The movie was imminently forgettable, but the junket had a major turning point in the world of entertainment journalism. It was then that Pat Kingsley first made journalists sign contracts, imposing terms on their interviews with Cruise. At the time, there was outrage over the then-unheard-of restrictions. With each of Cruise’s movies, however, the conditions had gotten increasingly prohibitive. By the time of the
Jerry Maguire
screening, the
Far and Away
junket seemed like the good old days.

Pat Kingsley arrived at the Four Seasons Hotel on the morning of May 9, 1992, and braced herself for a harrowing experience: protecting Tom Cruise from the media. Nearly one hundred reporters from around the country meandered around that Saturday, eager to interview Cruise. Kingsley eyed them suspiciously, interrogating people with a cutting Southern twang that softened into a soothing drawl when it was directed at her high-strung movie star clients. Kingsley was a tall, formidable woman whose blond hair fell in a blunt bob around her strong jaw; she had unflinching eyes and a determined gait that followed wherever her chin led. Pat Kingsley was the first and most powerful of the new breed of publicist: the gatekeeper. She did not subscribe to the theory that any publicity is good publicity; she spent more time squashing stories than she did peddling the celebrities she represented. “The people get used to you awfully fast,” Kingsley would warn her clients. “You never want them to get too much of you.”

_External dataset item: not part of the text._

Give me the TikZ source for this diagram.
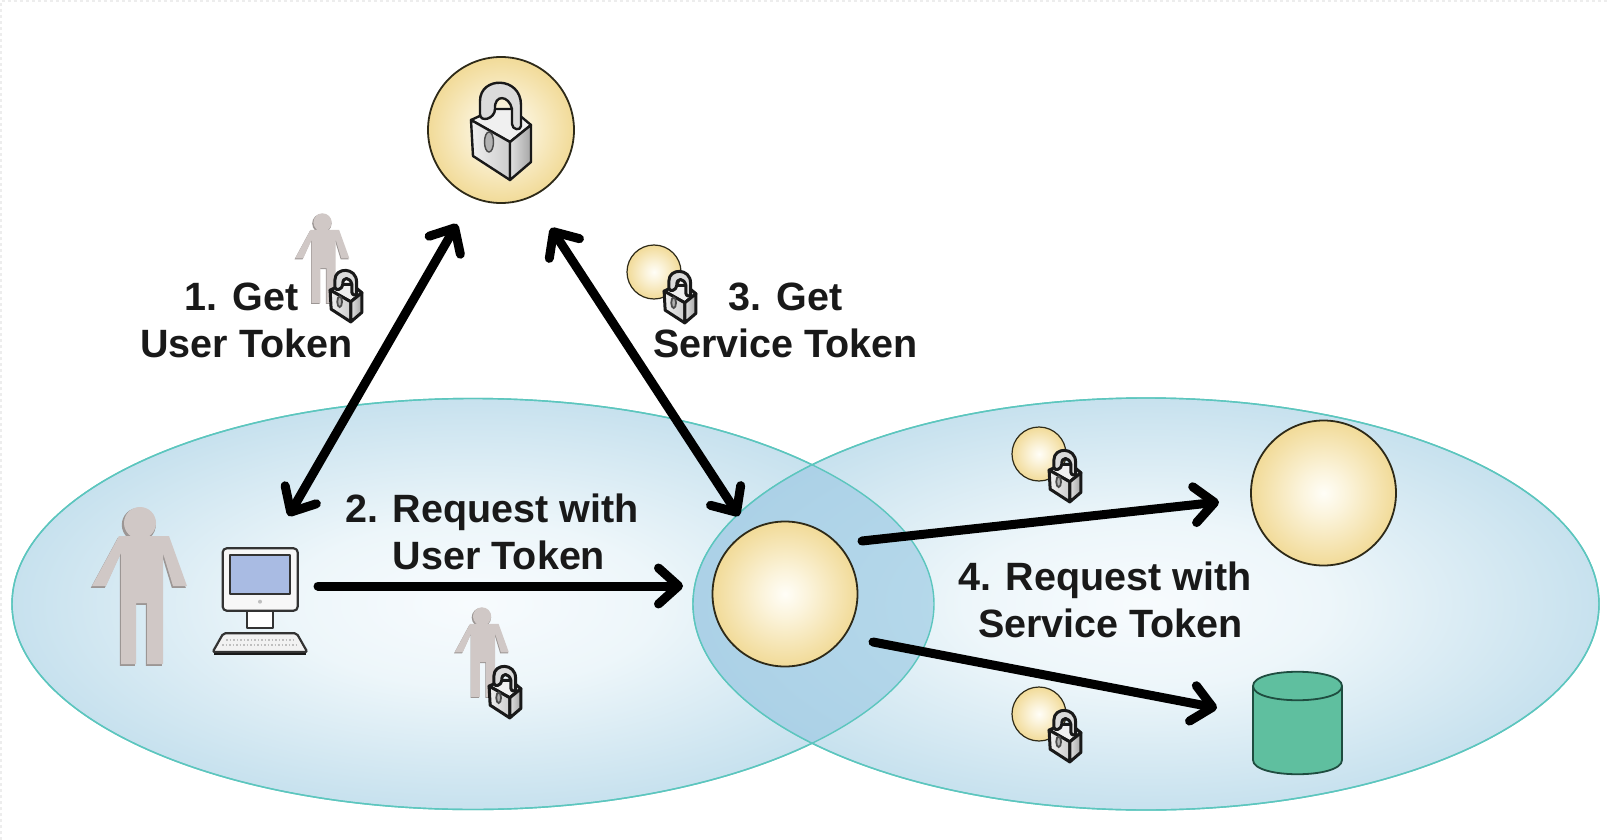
\documentclass[tikz,border=0pt]{standalone}
\usepackage{fontspec}
\setmainfont{Liberation Sans}
\usetikzlibrary{arrows.meta,shapes.geometric}
\definecolor{teal1}{HTML}{5CC6BE}
\definecolor{ballline}{HTML}{2E2A18}
\definecolor{persona}{HTML}{D0C8C6}
\definecolor{personb}{HTML}{9C9694}
\definecolor{screenc}{HTML}{A9BBE3}
\definecolor{cylc}{HTML}{5FBF9F}
\definecolor{cyll}{HTML}{1F4D40}
\pgfdeclareradialshading{ballsoft}{\pgfpoint{0bp}{0bp}}{rgb(0bp)=(1,0.995,0.97);rgb(8bp)=(0.985,0.955,0.86);rgb(28bp)=(0.94,0.84,0.55);rgb(50bp)=(0.94,0.84,0.55)}
\pgfdeclareradialshading{skyshade}{\pgfpoint{0bp}{0bp}}{rgb(0bp)=(0.97,0.985,0.995);rgb(10bp)=(0.93,0.965,0.98);rgb(31bp)=(0.72,0.85,0.915);rgb(50bp)=(0.70,0.84,0.91)}
\pgfdeclareradialshading{lensshade}{\pgfpoint{0bp}{0bp}}{rgb(0bp)=(0.74,0.87,0.93);rgb(30bp)=(0.66,0.81,0.90);rgb(50bp)=(0.66,0.81,0.90)}
\tikzset{
  x=1pt,y=-1pt,
  zone/.style={ellipse,draw=teal1,line width=1.4pt,shading=skyshade,inner sep=0pt,outer sep=0pt},
  ballnode/.style={circle,draw=ballline,line width=1.8pt,shading=ballsoft,inner sep=0pt,outer sep=0pt},
  steplabel/.style={font=\fontsize{39.5}{47}\selectfont\bfseries,align=center,text=black!90,inner sep=0pt},
  flow/.style={line width=9pt,line cap=round,black,-{Straight Barb[length=20pt,width=36pt,line width=9pt,round]}},
  dflow/.style={line width=9pt,line cap=round,black,{Straight Barb[length=20pt,width=36pt,line width=9pt,round]}-{Straight Barb[length=20pt,width=36pt,line width=9pt,round]}},
  locklw/.initial=2.4pt,
  person/.pic={
    \path[fill=personb,xshift=-1.2pt,yshift=-1.8pt]
      (-20,5) -- (30,5) -- (48,55) -- (34,55) -- (24,22) -- (24,133) -- (8,133) -- (8,72) -- (-3,72) -- (-3,133) -- (-18,133) -- (-18,22) -- (-33,55) -- (-47,55) -- cycle
      (1,-8) circle[radius=17];
    \path[fill=persona]
      (-20,5) -- (30,5) -- (48,55) -- (34,55) -- (24,22) -- (24,133) -- (8,133) -- (8,72) -- (-3,72) -- (-3,133) -- (-18,133) -- (-18,22) -- (-33,55) -- (-47,55) -- cycle
      (1,-8) circle[radius=16];
  },
  padlock/.pic={
    \draw[line width=\pgfkeysvalueof{/tikz/locklw},black!90,fill=black!6,line join=round]
      (-30,-13) -- (-6,-24) -- (11,-24) -- (30,-8) -- (9,9) -- cycle;
    \draw[line width=\pgfkeysvalueof{/tikz/locklw},black!90,fill=black!14,line join=round]
      (-21,-19) -- (-21,-32) .. controls (-21,-57) and (20,-57) .. (20,-28) -- (20,-7) .. controls (20,-2) and (11,-3) .. (11,-9) -- (11,-24) .. controls (8,-38) and (-7,-39) .. (-6,-24) .. controls (-6,-14) and (-21,-10) .. (-21,-19) -- cycle;
    \draw[line width=\pgfkeysvalueof{/tikz/locklw},black!90,left color=black!6,right color=black!20,line join=round]
      (-30,-13) -- (9,9) -- (9,47) -- (-28,23) -- cycle;
    \draw[line width=\pgfkeysvalueof{/tikz/locklw},black!90,left color=black!12,right color=black!35,line join=round]
      (9,9) -- (30,-8) -- (30,29) -- (9,47) -- cycle;
    \draw[line width=.6*\pgfkeysvalueof{/tikz/locklw},black!70,fill=black!30] (-12,9) ellipse[x radius=4.5,y radius=10];
  },
}
\begin{document}
\begin{tikzpicture}
\useasboundingbox (0,0) rectangle (1610,840);
\fill[white] (0,0) rectangle (1610,840);
\draw[black!7,line width=1.5pt,dashed] (1,840) -- (1,1) -- (1610,1);

\node[zone,minimum width=922pt,minimum height=411pt] (left) at (473,604) {};
\node[zone,minimum width=906pt,minimum height=412pt] (right) at (1146,604) {};
\begin{scope}
  \clip (473,604) ellipse[x radius=461,y radius=205.5];
  \path[shading=lensshade] (1146,604) ellipse[x radius=453,y radius=206];
\end{scope}
\draw[teal1,line width=1.4pt] (473,604) ellipse[x radius=461,y radius=205.5];
\draw[teal1,line width=1.4pt] (1146,604) ellipse[x radius=453,y radius=206];

\node[ballnode,minimum size=146pt] (auth) at (501,130) {};
\node[ballnode,minimum size=145pt] (front) at (785,594) {};
\node[ballnode,minimum size=145pt] (back) at (1323.5,493) {};

\path[fill=cylc,draw=cyll,line width=1.8pt] (1253,686) -- (1253,760) .. controls (1253,779) and (1342,779) .. (1342,760) -- (1342,686) .. controls (1342,667) and (1253,667) .. (1253,686) -- cycle;
\draw[cyll,line width=1.8pt] (1253,686) .. controls (1253,705) and (1342,705) .. (1342,686);

\pic at (501,133) {padlock};

\pic at (139,531) {person};
\begin{scope}[black!80,line join=round]
  \draw[line width=1.8pt,fill=white] (246.7,610) rectangle (273.3,628);
  \draw[line width=2.2pt,fill=black!3,rounded corners=4pt] (222.7,548.3) rectangle (297.7,610.7);
  \draw[line width=1.8pt,fill=screenc] (230,555) rectangle (290,594.3);
  \fill[black!25] (260,601.7) circle[radius=2];
  \draw[line width=2.2pt,fill=black!5,rounded corners=2pt] (223.3,633.3) -- (296.7,633.3) -- (307.3,652) -- (212.7,652) -- cycle;
  \draw[black!90,line width=2.6pt] (214,654) -- (306,654);
  \draw[black!25,line width=1.5pt,dotted] (226,640) -- (294,640);
  \draw[black!25,line width=1.5pt,dotted] (222,645) -- (298,645);
\end{scope}

\pic[scale=.57] at (322,227) {person};
\pic[scale=.57] at (481.5,621) {person};
\pic[scale=.53,locklw=3pt] at (346,297) {padlock};
\pic[scale=.53,locklw=3pt] at (505,693) {padlock};
\node[ballnode,line width=1.2pt,minimum size=54pt] (tokS) at (654,272) {};
\pic[scale=.53,locklw=3pt] at (680,298) {padlock};
\node[ballnode,line width=1.2pt,minimum size=54pt] (tokA) at (1039,454) {};
\pic[scale=.53,locklw=3pt] at (1065,477) {padlock};
\node[ballnode,line width=1.2pt,minimum size=54pt] (tokB) at (1039,714) {};
\pic[scale=.53,locklw=3pt] at (1065,737) {padlock};

\coordinate (a1) at (457,224);
\coordinate (c1) at (288.5,516);
\coordinate (a3) at (551,228);
\coordinate (f3) at (739,516);
\coordinate (c2) at (318,586);
\coordinate (f2) at (683,586);
\coordinate (f4a) at (862,541);
\coordinate (b4a) at (1219,502);
\coordinate (f4b) at (873,642);
\coordinate (d4b) at (1217,708);
\draw[dflow] (a1) -- (c1);
\draw[dflow] (a3) -- (f3);
\draw[flow] (c2) -- (f2);
\draw[flow] (f4a) -- (b4a);
\draw[flow] (f4b) -- (d4b);

\node[steplabel] (l1) at (246.5,320) {1. Get\hspace*{10pt}\\User Token};
\node[steplabel] (l3) at (785.5,320) {3. Get\\Service Token};
\node[steplabel] (l2) at (499,532) {2. Request with\hspace*{14pt}\\User Token};
\node[steplabel] (l4) at (1110.5,600) {4. Request with\hspace*{11pt}\\Service Token};
\end{tikzpicture}
\end{document}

Unfortunately, there were times when even stars as big as Tom Cruise had to deal with the media, and this weekend was one of those times. Cruise and Nicole Kidman were starring in
Far and Away,
a $62 million historic, romantic, comic epic directed by Ron Howard and distributed by Universal. The studio had an especially tough job with
Far and Away.
The movie was a clunker, and Universal knew it. It was one of Cruise’s few misfires, and only his star power—and a skillful manipulation of the press—could save it from being a box office bomb. Cruise was getting paid $12.5 million to appear in the movie, and under the terms of his contract, he was required to do a “reasonable amount” of publicity. Cruise’s contract also forced Universal to hire Kingsley and her firm, PMK, to promote
Far and Away.

The arrangement rankled Universal, which already had its own promotion staff. Studio press agents complained that personal publicists like Kingsley were more interested in pacifying their temperamental stars than they were in promoting films. The criticism didn’t bother Kingsley. “That kind of rap has been around,” she said dismissively. Studio publicists had too many films to promote to give each one sufficient attention, Kingsley said. What’s more, “studio publicists don’t have the confidence” of stars like Tom Cruise, Kingsley said. “That’s why a publicist like myself is there—to act as a liaison and work on cooperation.”

There was nothing cooperative, some Universal executives grumbled, about Kingsley’s work on
Far and Away.
The studio was sponsoring a junket to promote the movie: at Universal’s expense, journalists from around the country were flown into Los Angeles and put up at the Four Seasons for the weekend. The print reporters were divided into groups of about ten and led into rooms where they would be granted short group “interviews” with the stars and principals of
Far and Away.
The drill with television journalists was similar: each would be escorted into a room for four-minute interviews that would be taped by the studio’s production team, so that the individual TV stations didn’t even have to send a camera crew to the junket.